• _Stated problem_: Drop the pictures from the entries below, then reproduce the rest exactly.

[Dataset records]

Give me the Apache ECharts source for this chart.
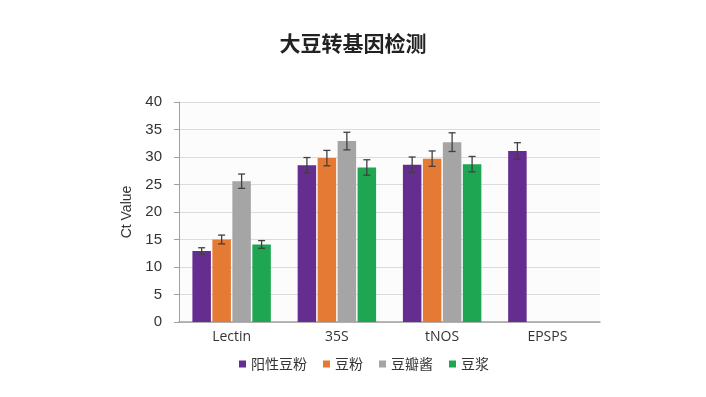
<!DOCTYPE html>
<html>
<head>
<meta charset="utf-8">
<script src="https://cdn.jsdelivr.net/npm/echarts@6/dist/echarts.min.js"></script>
<style>
  html, body { margin: 0; padding: 0; background: #fff; }
  #chart { width: 706px; height: 397px; }
</style>
</head>
<body>
<div id="chart"></div>
<script>
// --- Data ---
const categories = ['Lectin', '35S', 'tNOS', 'EPSPS'];
const seriesNames = ['阳性豆粉', '豆粉', '豆瓣酱', '豆浆'];
const seriesColors = ['#652d90', '#e47a33', '#a5a5a5', '#1ea653'];

const positiveValues = [12.9, 28.5, 28.6, 31.1];
const flourValues = [15.0, 29.8, 29.7, null];
const sauceValues = [25.6, 32.9, 32.7, null];
const milkValues = [14.1, 28.1, 28.7, null];

const positiveErr = [0.6, 1.4, 1.4, 1.5];
const flourErr = [0.8, 1.4, 1.4, null];
const sauceErr = [1.3, 1.6, 1.7, null];
const milkErr = [0.7, 1.4, 1.4, null];

const yTicks = [0, 5, 10, 15, 20, 25, 30, 35, 40];

const values = [positiveValues, flourValues, sauceValues, milkValues];
const errors = [positiveErr, flourErr, sauceErr, milkErr];

const BAR_W = 18.5;
const BAR_GAP = 0.08; // fraction of bar width

const chart = echarts.init(document.getElementById('chart'));

// bars
const barSeries = values.map((vals, i) => ({
  name: seriesNames[i],
  type: 'bar',
  data: vals,
  barWidth: BAR_W,
  barGap: (BAR_GAP * 100) + '%',
  itemStyle: { color: seriesColors[i] },
  z: 2
}));

// error bars drawn with custom series, offset to match each bar
const errSeries = values.map((vals, i) => ({
  type: 'custom',
  z: 5,
  silent: true,
  renderItem: (params, api) => {
    const v = api.value(1);
    const e = api.value(2);
    if (v == null || isNaN(v)) return;
    const offset = (i - 1.5) * BAR_W * (1 + BAR_GAP);
    const hi = api.coord([api.value(0), v + e]);
    const lo = api.coord([api.value(0), v - e]);
    const x = hi[0] + offset;
    const cap = 3.5;
    const style = { stroke: '#404040', lineWidth: 1.3 };
    return {
      type: 'group',
      children: [
        { type: 'line', shape: { x1: x, y1: hi[1], x2: x, y2: lo[1] }, style },
        { type: 'line', shape: { x1: x - cap, y1: hi[1], x2: x + cap, y2: hi[1] }, style },
        { type: 'line', shape: { x1: x - cap, y1: lo[1], x2: x + cap, y2: lo[1] }, style }
      ]
    };
  },
  encode: { x: 0, y: 1 },
  data: vals.map((v, j) => [j, v, errors[i][j]]).filter(d => d[1] != null)
}));

const option = {
  backgroundColor: '#fff',
  title: {
    text: '大豆转基因检测',
    left: 'center',
    top: 28,
    textStyle: {
      fontFamily: 'Noto Sans CJK SC',
      fontSize: 21,
      fontWeight: 'bold',
      color: '#222'
    }
  },
  legend: {
    data: seriesNames,
    bottom: 21,
    left: 234,
    icon: 'rect',
    itemWidth: 7,
    itemHeight: 7,
    itemGap: 16,
    textStyle: { fontFamily: 'Noto Sans CJK SC', fontSize: 14, color: '#333' }
  },
  grid: {
    left: 179,
    right: 106,
    top: 102,
    bottom: 75,
    show: true,
    backgroundColor: '#fcfcfc',
    borderWidth: 0
  },
  xAxis: {
    type: 'category',
    data: categories,
    axisTick: { show: false },
    axisLine: { lineStyle: { color: '#a0a0a0', width: 1.5 } },
    axisLabel: {
      color: '#333',
      fontFamily: 'Open Sans',
      fontSize: 14,
      margin: 8
    }
  },
  yAxis: {
    type: 'value',
    min: 0,
    max: 40,
    interval: 5,
    name: 'Ct Value',
    nameLocation: 'middle',
    nameGap: 40,
    nameTextStyle: { fontFamily: 'Liberation Sans', fontSize: 14, color: '#333' },
    axisLine: { show: true, lineStyle: { color: '#a0a0a0' } },
    axisTick: { show: true, length: 5, lineStyle: { color: '#a0a0a0' } },
    axisLabel: {
      color: '#333',
      fontFamily: 'Liberation Sans',
      fontSize: 15,
      margin: 17,
      formatter: v => (yTicks.includes(v) ? String(v) : '')
    },
    splitLine: { lineStyle: { color: '#dcdcdc' } }
  },
  series: [...barSeries, ...errSeries]
};

chart.setOption(option);
</script>
</body>
</html>
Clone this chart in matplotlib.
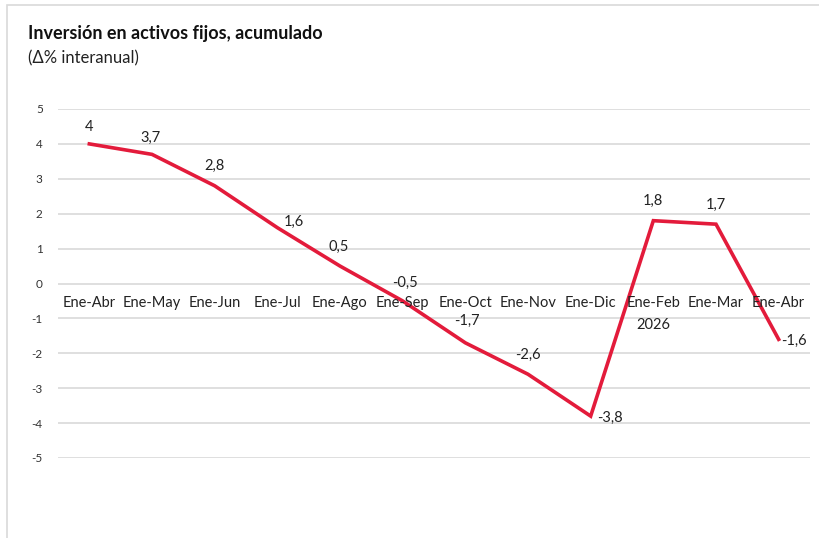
import matplotlib.pyplot as plt
from matplotlib.patches import Rectangle

plt.rcParams['font.family'] = ['Lato', 'DejaVu Sans']

categories = ["Ene-Abr", "Ene-May", "Ene-Jun", "Ene-Jul", "Ene-Ago", "Ene-Sep",
              "Ene-Oct", "Ene-Nov", "Ene-Dic", "Ene-Feb", "Ene-Mar", "Ene-Abr"]
values = [4.0, 3.7, 2.8, 1.6, 0.5, -0.5, -1.7, -2.6, -3.8, 1.8, 1.7, -1.6]
yticks = [5, 4, 3, 2, 1, 0, -1, -2, -3, -4, -5]
# label offsets in points (dx, dy)
label_offsets = [(0, 12), (-1, 12), (0, 14), (12, 4), (-1, 14), (2, 13),
                 (1, 16), (0, 14), (14, -1), (0, 14), (0, 14), (11, -1)]

fig = plt.figure(figsize=(8.19, 5.38), dpi=100)
fig.patches.append(Rectangle((7 / 819, -0.01), 1.0, (533 / 538) + 0.01,
                             transform=fig.transFigure, fill=False,
                             edgecolor="#d9d9d9", linewidth=1.2))

ax = fig.add_axes([58 / 819, 80 / 538, 752 / 819, 349 / 538])
x = list(range(len(categories)))
ax.plot(x, values, color="#e31b3b", linewidth=2.6, solid_joinstyle="miter")
ax.set_xlim(-0.5, len(categories) - 0.5)
ax.set_ylim(-5, 5)
ax.set_yticks(yticks)
ax.set_yticklabels([str(t) for t in yticks], fontsize=8.5, color="#333333")
ax.tick_params(axis="y", length=0, pad=11)
ax.set_xticks([])
ax.grid(axis="y", color="#d9d9d9", linewidth=1.2)
ax.set_axisbelow(True)
for s in ax.spines.values():
    s.set_visible(False)

for i, c in enumerate(categories):
    ax.text(i, -0.55, c, ha="center", va="center", fontsize=10.5, color="#222222")
ax.text(9, -1.2, "2026", ha="center", va="center", fontsize=10.5, color="#222222")

for i, v in enumerate(values):
    dx, dy = label_offsets[i]
    ax.annotate(f"{v:g}".replace(".", ","), (i, v), xytext=(dx, dy),
                textcoords="offset points", ha="center", va="center",
                fontsize=10.5, color="#222222")

fig.text(28 / 819, 1 - 34 / 538, "Inversión en activos fijos, acumulado",
         fontsize=13, fontweight="bold", color="#111111", va="center")
fig.text(28 / 819, 1 - 58 / 538, "(Δ% interanual)", fontsize=12,
         color="#222222", va="center")

fig.savefig("out.png", dpi=100)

• _The reply_:
Give me the Apache ECharts source for this chart.
<!DOCTYPE html>
<html>
<head>
<meta charset="utf-8">
<script src="https://cdn.jsdelivr.net/npm/echarts@6/dist/echarts.min.js"></script>
<style>
  html, body { margin: 0; padding: 0; background: #fff; }
  #chart { width: 706px; height: 397px; }
</style>
</head>
<body>
<div id="chart"></div>
<script>
// --- Data ---
const categories = ['Lectin', '35S', 'tNOS', 'EPSPS'];
const seriesNames = ['阳性豆粉', '豆粉', '豆瓣酱', '豆浆'];
const seriesColors = ['#652d90', '#e47a33', '#a5a5a5', '#1ea653'];

const positiveValues = [12.9, 28.5, 28.6, 31.1];
const flourValues = [15.0, 29.8, 29.7, null];
const sauceValues = [25.6, 32.9, 32.7, null];
const milkValues = [14.1, 28.1, 28.7, null];

const positiveErr = [0.6, 1.4, 1.4, 1.5];
const flourErr = [0.8, 1.4, 1.4, null];
const sauceErr = [1.3, 1.6, 1.7, null];
const milkErr = [0.7, 1.4, 1.4, null];

const yTicks = [0, 5, 10, 15, 20, 25, 30, 35, 40];

const values = [positiveValues, flourValues, sauceValues, milkValues];
const errors = [positiveErr, flourErr, sauceErr, milkErr];

const BAR_W = 18.5;
const BAR_GAP = 0.08; // fraction of bar width

const chart = echarts.init(document.getElementById('chart'));

// bars
const barSeries = values.map((vals, i) => ({
  name: seriesNames[i],
  type: 'bar',
  data: vals,
  barWidth: BAR_W,
  barGap: (BAR_GAP * 100) + '%',
  itemStyle: { color: seriesColors[i] },
  z: 2
}));

// error bars drawn with custom series, offset to match each bar
const errSeries = values.map((vals, i) => ({
  type: 'custom',
  z: 5,
  silent: true,
  renderItem: (params, api) => {
    const v = api.value(1);
    const e = api.value(2);
    if (v == null || isNaN(v)) return;
    const offset = (i - 1.5) * BAR_W * (1 + BAR_GAP);
    const hi = api.coord([api.value(0), v + e]);
    const lo = api.coord([api.value(0), v - e]);
    const x = hi[0] + offset;
    const cap = 3.5;
    const style = { stroke: '#404040', lineWidth: 1.3 };
    return {
      type: 'group',
      children: [
        { type: 'line', shape: { x1: x, y1: hi[1], x2: x, y2: lo[1] }, style },
        { type: 'line', shape: { x1: x - cap, y1: hi[1], x2: x + cap, y2: hi[1] }, style },
        { type: 'line', shape: { x1: x - cap, y1: lo[1], x2: x + cap, y2: lo[1] }, style }
      ]
    };
  },
  encode: { x: 0, y: 1 },
  data: vals.map((v, j) => [j, v, errors[i][j]]).filter(d => d[1] != null)
}));

const option = {
  backgroundColor: '#fff',
  title: {
    text: '大豆转基因检测',
    left: 'center',
    top: 28,
    textStyle: {
      fontFamily: 'Noto Sans CJK SC',
      fontSize: 21,
      fontWeight: 'bold',
      color: '#222'
    }
  },
  legend: {
    data: seriesNames,
    bottom: 21,
    left: 234,
    icon: 'rect',
    itemWidth: 7,
    itemHeight: 7,
    itemGap: 16,
    textStyle: { fontFamily: 'Noto Sans CJK SC', fontSize: 14, color: '#333' }
  },
  grid: {
    left: 179,
    right: 106,
    top: 102,
    bottom: 75,
    show: true,
    backgroundColor: '#fcfcfc',
    borderWidth: 0
  },
  xAxis: {
    type: 'category',
    data: categories,
    axisTick: { show: false },
    axisLine: { lineStyle: { color: '#a0a0a0', width: 1.5 } },
    axisLabel: {
      color: '#333',
      fontFamily: 'Open Sans',
      fontSize: 14,
      margin: 8
    }
  },
  yAxis: {
    type: 'value',
    min: 0,
    max: 40,
    interval: 5,
    name: 'Ct Value',
    nameLocation: 'middle',
    nameGap: 40,
    nameTextStyle: { fontFamily: 'Liberation Sans', fontSize: 14, color: '#333' },
    axisLine: { show: true, lineStyle: { color: '#a0a0a0' } },
    axisTick: { show: true, length: 5, lineStyle: { color: '#a0a0a0' } },
    axisLabel: {
      color: '#333',
      fontFamily: 'Liberation Sans',
      fontSize: 15,
      margin: 17,
      formatter: v => (yTicks.includes(v) ? String(v) : '')
    },
    splitLine: { lineStyle: { color: '#dcdcdc' } }
  },
  series: [...barSeries, ...errSeries]
};

chart.setOption(option);
</script>
</body>
</html>
Clone this chart in matplotlib.
import matplotlib.pyplot as plt
from matplotlib.patches import Rectangle

plt.rcParams['font.family'] = ['Lato', 'DejaVu Sans']

categories = ["Ene-Abr", "Ene-May", "Ene-Jun", "Ene-Jul", "Ene-Ago", "Ene-Sep",
              "Ene-Oct", "Ene-Nov", "Ene-Dic", "Ene-Feb", "Ene-Mar", "Ene-Abr"]
values = [4.0, 3.7, 2.8, 1.6, 0.5, -0.5, -1.7, -2.6, -3.8, 1.8, 1.7, -1.6]
yticks = [5, 4, 3, 2, 1, 0, -1, -2, -3, -4, -5]
# label offsets in points (dx, dy)
label_offsets = [(0, 12), (-1, 12), (0, 14), (12, 4), (-1, 14), (2, 13),
                 (1, 16), (0, 14), (14, -1), (0, 14), (0, 14), (11, -1)]

fig = plt.figure(figsize=(8.19, 5.38), dpi=100)
fig.patches.append(Rectangle((7 / 819, -0.01), 1.0, (533 / 538) + 0.01,
                             transform=fig.transFigure, fill=False,
                             edgecolor="#d9d9d9", linewidth=1.2))

ax = fig.add_axes([58 / 819, 80 / 538, 752 / 819, 349 / 538])
x = list(range(len(categories)))
ax.plot(x, values, color="#e31b3b", linewidth=2.6, solid_joinstyle="miter")
ax.set_xlim(-0.5, len(categories) - 0.5)
ax.set_ylim(-5, 5)
ax.set_yticks(yticks)
ax.set_yticklabels([str(t) for t in yticks], fontsize=8.5, color="#333333")
ax.tick_params(axis="y", length=0, pad=11)
ax.set_xticks([])
ax.grid(axis="y", color="#d9d9d9", linewidth=1.2)
ax.set_axisbelow(True)
for s in ax.spines.values():
    s.set_visible(False)

for i, c in enumerate(categories):
    ax.text(i, -0.55, c, ha="center", va="center", fontsize=10.5, color="#222222")
ax.text(9, -1.2, "2026", ha="center", va="center", fontsize=10.5, color="#222222")

for i, v in enumerate(values):
    dx, dy = label_offsets[i]
    ax.annotate(f"{v:g}".replace(".", ","), (i, v), xytext=(dx, dy),
                textcoords="offset points", ha="center", va="center",
                fontsize=10.5, color="#222222")

fig.text(28 / 819, 1 - 34 / 538, "Inversión en activos fijos, acumulado",
         fontsize=13, fontweight="bold", color="#111111", va="center")
fig.text(28 / 819, 1 - 58 / 538, "(Δ% interanual)", fontsize=12,
         color="#222222", va="center")

fig.savefig("out.png", dpi=100)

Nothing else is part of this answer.